─── RECORDS SUPPLIED

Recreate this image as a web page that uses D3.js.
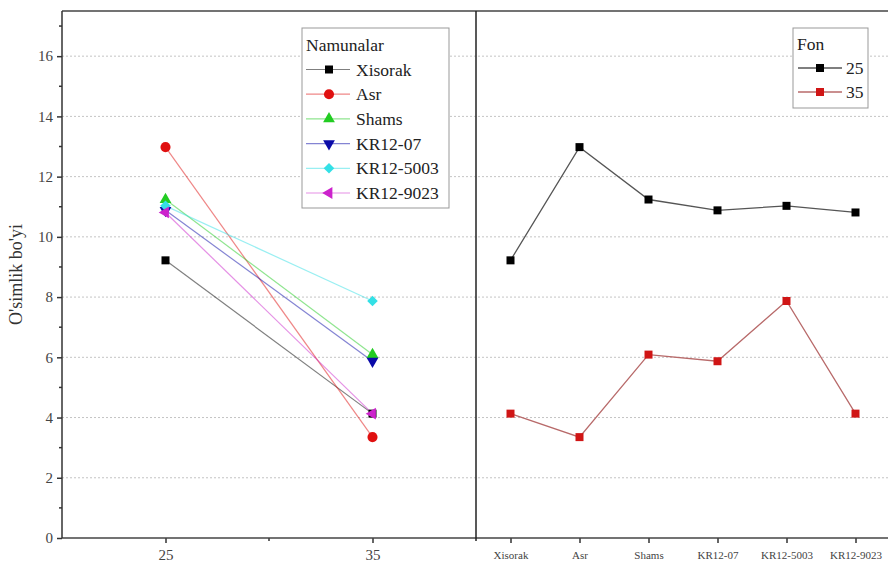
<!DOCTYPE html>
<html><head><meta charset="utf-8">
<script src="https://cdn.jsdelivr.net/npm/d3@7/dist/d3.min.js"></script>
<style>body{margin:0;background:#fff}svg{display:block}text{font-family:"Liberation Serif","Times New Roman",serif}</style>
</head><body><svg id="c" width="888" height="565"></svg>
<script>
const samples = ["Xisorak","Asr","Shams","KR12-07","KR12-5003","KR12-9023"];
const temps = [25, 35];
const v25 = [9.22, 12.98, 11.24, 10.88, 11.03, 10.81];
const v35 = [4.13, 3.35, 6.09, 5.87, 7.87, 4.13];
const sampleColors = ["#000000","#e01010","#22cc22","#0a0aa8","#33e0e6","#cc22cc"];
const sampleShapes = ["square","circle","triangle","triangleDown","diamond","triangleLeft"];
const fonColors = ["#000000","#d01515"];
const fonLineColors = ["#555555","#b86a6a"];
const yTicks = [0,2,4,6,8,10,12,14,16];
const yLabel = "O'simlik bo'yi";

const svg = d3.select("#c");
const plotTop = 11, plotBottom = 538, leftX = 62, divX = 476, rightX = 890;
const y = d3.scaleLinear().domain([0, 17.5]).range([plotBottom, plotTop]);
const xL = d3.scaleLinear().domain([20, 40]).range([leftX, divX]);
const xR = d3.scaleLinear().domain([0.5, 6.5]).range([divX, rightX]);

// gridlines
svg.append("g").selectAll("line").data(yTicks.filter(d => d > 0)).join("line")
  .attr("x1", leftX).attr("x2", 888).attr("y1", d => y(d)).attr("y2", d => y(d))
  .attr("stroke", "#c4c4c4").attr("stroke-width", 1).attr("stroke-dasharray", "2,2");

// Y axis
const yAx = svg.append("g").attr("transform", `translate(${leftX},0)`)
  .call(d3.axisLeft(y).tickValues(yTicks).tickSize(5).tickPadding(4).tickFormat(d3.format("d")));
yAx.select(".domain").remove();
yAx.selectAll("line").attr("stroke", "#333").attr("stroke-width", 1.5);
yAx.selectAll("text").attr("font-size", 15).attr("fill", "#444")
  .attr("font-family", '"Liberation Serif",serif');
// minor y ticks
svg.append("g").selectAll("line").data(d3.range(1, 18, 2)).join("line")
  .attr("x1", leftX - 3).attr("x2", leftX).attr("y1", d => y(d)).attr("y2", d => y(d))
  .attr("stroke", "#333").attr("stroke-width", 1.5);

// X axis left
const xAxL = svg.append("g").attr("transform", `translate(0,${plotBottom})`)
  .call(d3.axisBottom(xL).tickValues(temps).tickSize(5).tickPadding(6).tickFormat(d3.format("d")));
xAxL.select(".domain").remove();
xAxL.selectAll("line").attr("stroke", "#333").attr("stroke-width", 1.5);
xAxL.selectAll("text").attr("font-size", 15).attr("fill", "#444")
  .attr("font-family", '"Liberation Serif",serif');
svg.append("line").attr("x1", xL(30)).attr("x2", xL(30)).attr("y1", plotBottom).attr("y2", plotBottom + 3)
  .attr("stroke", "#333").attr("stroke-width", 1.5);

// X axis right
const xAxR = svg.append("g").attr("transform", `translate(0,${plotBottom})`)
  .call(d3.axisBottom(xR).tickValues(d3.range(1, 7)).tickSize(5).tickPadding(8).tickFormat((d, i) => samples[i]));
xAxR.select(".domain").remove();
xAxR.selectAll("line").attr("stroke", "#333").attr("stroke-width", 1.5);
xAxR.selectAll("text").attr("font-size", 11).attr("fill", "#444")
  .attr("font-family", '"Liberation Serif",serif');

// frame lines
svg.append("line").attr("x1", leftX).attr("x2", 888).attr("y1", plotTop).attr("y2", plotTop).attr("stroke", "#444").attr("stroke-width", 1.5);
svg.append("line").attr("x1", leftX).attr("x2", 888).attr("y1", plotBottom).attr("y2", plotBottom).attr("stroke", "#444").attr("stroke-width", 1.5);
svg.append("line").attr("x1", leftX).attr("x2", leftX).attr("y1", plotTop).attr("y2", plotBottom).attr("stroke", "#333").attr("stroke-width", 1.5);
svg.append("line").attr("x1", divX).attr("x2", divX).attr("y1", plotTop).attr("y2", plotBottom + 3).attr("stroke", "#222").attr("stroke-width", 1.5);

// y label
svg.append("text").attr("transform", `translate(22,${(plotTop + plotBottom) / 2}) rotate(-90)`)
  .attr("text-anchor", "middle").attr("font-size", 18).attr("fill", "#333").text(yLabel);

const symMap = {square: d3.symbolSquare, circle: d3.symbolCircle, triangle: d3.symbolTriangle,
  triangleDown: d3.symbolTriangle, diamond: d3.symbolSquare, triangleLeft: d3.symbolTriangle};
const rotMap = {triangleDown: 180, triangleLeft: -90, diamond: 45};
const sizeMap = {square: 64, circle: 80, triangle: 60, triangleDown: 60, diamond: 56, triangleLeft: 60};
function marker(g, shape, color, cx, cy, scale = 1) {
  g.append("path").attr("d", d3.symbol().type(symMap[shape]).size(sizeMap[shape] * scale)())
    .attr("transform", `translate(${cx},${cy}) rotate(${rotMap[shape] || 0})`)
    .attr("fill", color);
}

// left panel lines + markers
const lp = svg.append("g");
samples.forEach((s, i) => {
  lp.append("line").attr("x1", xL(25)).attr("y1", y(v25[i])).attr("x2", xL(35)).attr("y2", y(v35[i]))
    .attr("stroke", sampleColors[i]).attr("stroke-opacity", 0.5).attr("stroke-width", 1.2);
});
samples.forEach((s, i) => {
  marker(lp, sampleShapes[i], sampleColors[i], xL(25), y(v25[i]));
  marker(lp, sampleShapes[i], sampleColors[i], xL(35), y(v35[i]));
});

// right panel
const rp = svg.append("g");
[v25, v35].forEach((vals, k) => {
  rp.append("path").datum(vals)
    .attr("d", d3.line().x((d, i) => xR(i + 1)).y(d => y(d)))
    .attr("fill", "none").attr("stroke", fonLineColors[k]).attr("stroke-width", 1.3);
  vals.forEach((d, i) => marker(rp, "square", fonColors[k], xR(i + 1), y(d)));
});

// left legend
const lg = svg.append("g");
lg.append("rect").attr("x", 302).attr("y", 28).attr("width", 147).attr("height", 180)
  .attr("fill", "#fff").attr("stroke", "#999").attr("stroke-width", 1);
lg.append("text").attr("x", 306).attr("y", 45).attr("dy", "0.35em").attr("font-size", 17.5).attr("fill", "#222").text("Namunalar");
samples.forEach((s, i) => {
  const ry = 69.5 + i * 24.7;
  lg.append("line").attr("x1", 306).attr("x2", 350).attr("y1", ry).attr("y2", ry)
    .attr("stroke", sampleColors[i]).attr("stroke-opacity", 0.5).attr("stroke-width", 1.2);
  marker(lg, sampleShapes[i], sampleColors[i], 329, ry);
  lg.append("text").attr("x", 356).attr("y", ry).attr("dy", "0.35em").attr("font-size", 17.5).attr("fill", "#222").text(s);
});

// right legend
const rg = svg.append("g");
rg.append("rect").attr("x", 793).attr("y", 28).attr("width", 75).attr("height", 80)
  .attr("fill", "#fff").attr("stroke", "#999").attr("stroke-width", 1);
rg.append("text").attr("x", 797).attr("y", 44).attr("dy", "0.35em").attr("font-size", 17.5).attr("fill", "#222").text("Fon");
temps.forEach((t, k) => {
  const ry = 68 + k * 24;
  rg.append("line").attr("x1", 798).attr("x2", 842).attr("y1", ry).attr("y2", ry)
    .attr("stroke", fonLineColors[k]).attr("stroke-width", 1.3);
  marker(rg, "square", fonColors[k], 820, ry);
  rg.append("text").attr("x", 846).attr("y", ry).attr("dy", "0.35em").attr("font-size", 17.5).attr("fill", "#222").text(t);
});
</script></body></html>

──────
─── RECORDS SUPPLIED

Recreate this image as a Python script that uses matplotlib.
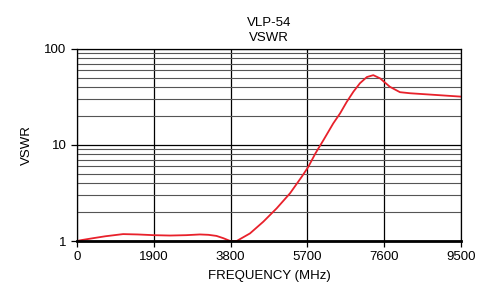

──────
─── RECORDS SUPPLIED

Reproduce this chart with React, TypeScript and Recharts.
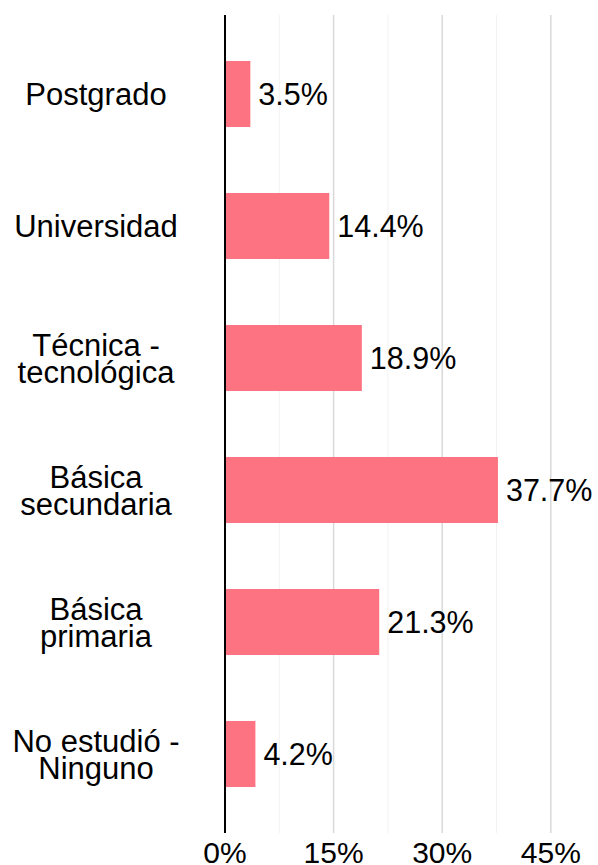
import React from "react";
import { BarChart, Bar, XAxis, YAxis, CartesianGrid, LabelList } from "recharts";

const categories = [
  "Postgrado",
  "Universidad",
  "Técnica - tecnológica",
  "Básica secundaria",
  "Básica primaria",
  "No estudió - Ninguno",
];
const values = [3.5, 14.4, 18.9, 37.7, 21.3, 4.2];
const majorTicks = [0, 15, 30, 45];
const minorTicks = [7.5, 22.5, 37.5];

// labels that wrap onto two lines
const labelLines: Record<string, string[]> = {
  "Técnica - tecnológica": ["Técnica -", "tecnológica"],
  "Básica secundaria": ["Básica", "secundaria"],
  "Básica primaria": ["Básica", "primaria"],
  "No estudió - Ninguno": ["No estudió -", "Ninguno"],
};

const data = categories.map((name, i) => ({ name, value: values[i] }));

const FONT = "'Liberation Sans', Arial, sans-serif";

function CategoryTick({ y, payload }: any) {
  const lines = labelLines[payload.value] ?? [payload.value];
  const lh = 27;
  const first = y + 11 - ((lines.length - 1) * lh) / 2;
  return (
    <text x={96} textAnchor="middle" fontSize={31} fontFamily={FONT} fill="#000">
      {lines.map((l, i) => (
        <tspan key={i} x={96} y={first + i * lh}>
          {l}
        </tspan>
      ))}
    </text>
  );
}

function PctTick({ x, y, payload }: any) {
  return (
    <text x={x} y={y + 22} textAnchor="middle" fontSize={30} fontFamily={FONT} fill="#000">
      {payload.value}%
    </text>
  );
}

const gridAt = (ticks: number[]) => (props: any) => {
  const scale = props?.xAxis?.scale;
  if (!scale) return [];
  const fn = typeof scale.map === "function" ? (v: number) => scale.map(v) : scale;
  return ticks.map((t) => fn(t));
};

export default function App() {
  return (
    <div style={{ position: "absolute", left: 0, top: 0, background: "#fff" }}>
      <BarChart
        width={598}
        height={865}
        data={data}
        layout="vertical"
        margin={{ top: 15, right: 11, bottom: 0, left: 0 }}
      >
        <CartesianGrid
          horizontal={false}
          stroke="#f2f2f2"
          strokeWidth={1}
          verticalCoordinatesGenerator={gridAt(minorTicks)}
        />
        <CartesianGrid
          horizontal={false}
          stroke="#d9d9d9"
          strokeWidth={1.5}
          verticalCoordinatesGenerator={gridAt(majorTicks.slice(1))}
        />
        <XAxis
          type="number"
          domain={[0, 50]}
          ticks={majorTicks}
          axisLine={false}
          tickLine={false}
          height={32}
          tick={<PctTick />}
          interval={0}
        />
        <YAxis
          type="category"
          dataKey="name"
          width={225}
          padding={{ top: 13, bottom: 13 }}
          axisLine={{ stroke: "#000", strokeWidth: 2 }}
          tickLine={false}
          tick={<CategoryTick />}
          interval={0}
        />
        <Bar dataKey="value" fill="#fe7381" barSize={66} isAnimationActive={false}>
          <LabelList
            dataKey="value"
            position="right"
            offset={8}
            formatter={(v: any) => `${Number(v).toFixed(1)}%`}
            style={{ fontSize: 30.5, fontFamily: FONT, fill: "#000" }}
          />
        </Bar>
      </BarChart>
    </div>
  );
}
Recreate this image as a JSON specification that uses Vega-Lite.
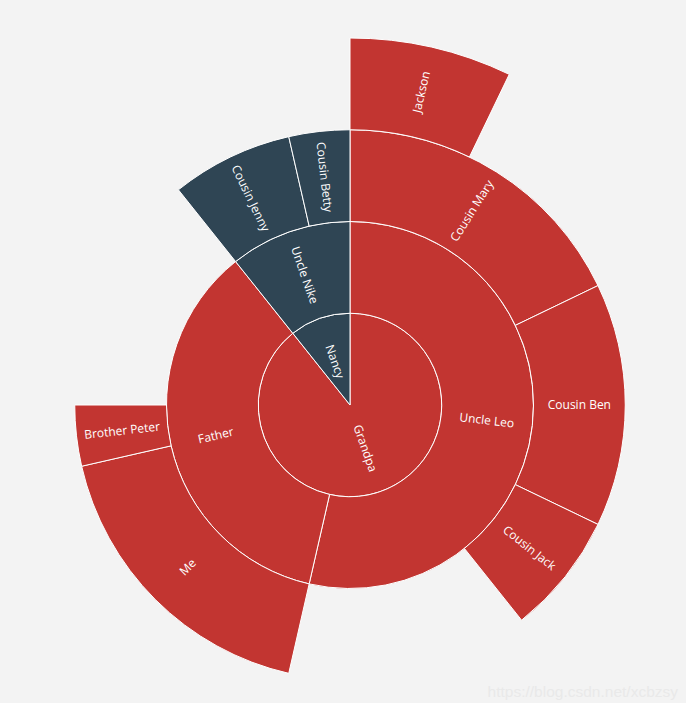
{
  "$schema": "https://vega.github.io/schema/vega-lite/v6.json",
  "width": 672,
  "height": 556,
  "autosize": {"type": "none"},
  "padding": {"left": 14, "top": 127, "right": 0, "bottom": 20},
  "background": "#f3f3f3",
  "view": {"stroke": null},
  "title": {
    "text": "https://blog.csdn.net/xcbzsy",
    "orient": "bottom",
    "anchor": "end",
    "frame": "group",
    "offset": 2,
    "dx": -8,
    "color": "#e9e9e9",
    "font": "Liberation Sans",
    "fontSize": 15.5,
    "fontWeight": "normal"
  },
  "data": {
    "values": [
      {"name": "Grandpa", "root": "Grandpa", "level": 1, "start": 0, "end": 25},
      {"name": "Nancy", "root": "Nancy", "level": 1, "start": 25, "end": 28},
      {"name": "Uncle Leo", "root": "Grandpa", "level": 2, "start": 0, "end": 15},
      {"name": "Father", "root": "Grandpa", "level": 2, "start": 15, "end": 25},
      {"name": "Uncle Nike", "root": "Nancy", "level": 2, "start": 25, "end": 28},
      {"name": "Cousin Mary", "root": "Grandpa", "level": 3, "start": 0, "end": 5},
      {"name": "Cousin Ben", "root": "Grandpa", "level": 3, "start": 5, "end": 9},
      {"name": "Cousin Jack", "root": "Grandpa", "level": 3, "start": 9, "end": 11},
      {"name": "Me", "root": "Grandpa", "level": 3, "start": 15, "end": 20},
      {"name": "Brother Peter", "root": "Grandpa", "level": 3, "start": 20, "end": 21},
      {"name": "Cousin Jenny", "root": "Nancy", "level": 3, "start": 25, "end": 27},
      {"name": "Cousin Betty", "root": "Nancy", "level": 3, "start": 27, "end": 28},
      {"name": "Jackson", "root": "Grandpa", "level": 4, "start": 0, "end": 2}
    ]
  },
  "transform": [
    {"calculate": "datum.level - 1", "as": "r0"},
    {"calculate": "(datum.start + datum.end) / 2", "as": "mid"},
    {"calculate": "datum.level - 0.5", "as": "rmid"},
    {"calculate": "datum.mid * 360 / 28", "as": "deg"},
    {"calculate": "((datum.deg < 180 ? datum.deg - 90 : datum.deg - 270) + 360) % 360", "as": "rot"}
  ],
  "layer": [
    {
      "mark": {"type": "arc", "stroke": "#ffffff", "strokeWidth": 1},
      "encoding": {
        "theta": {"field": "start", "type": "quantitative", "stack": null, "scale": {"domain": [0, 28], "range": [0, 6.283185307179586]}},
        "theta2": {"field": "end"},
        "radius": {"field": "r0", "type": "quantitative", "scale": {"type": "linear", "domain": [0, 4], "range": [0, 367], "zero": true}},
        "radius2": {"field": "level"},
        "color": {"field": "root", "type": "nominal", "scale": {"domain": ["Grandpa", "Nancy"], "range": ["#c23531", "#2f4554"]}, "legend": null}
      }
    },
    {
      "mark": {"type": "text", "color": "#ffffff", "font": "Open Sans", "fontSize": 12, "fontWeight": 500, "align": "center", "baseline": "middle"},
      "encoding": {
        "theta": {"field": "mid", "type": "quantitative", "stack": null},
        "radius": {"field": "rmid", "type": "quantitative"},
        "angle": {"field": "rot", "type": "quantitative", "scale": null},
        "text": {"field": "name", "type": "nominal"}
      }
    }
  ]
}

──────

§ **SET TASK**
Search the listing for the string "React". Copy each line where it turns up.

§ **COMPLETED EXERCISE**
Reproduce this chart with React, TypeScript and Recharts.
import React from "react";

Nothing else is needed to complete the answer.